When calculating energy consumed and pollution emitted for every passenger mile of airline travel, I chose to stop flying. Though not as onerous, car travel nonetheless is nearly as polluting and energy devouring. Being addicted to moving our 150-200 pound weight in 4,000 pound vehicles spewing carbon molecules equivalent to particles of mass destruction threatening all Planetary life is just plain absurd, and ecocidal.

Extracting, manufacturing and burning finite raw materials to provide our monstrous air and land “tanks” is producing massive negative net energy sinkholes.

LESS AND LOCAL

Humans have evolved for hundreds of thousands of years in small, locally cooperative food and simple tool sufficient communities, that is, until the advent of hierarchical, patriarchical power complexes called “civilization” some 6,000 years ago. We are now staring at a huge “correction” from having dangerously exceeding the restrictions of finite systems, and destroying the diverse, sacred interconnected natural world. Our survival begs re-discovery of our ancient eco-consciousness where life is experienced in smaller, slower, and simpler rhythms, living locally and cooperatively with less.
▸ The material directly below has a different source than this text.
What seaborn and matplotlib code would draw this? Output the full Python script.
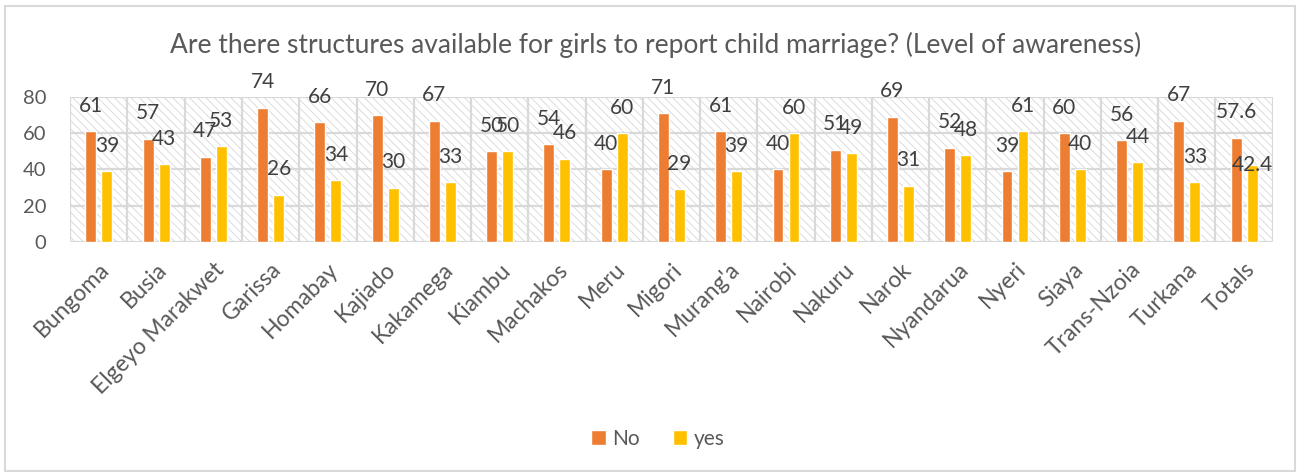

Cultural historian Ivan Illich (1926-2002) concludes that “high speed is the critical factor which makes transportation socially destructive” [“Energy and Equity,” 1973]. He suggests that social health is maintained when moving weight at efficient bicycle speed, or about 15 mph. Moving faster hinders social and economic equity as it increases scarcity of both time and space. It saves time for some as it forces others to lose it, increasing class-based inequities.

My primary bioregional transportation is my arm-powered handcycle – traveling nearly 60,000 miles over 14 years, riding at 10-12 mph. Moving slowly without a surrounding cage is a dramatically different experience than moving faster in an airplane or car. It not only aids in promoting physical and mental health, it facilitates community conversations while expanding sensitivities to our larger nature as we journey without burning fossil fuels.

High tech, high speed modern lifestyles have dramatically shaped our thought patterns, language, values, and living habits around unsustainable bigger and faster addictive practices. Human powered movement represents a dramatic metamorphosis from a noisy, fumy car society to a more quiet, sustainable bicycle one. This is as radical as the metamorphosis that occurs in the chrysalis cacoon woven by the devouring caterpillar that fiercely resists its transformation into a nearly weightless, cross-pollinating butterfly. It is up to us to re-discover that we are part of nature, living lightly and responsibly.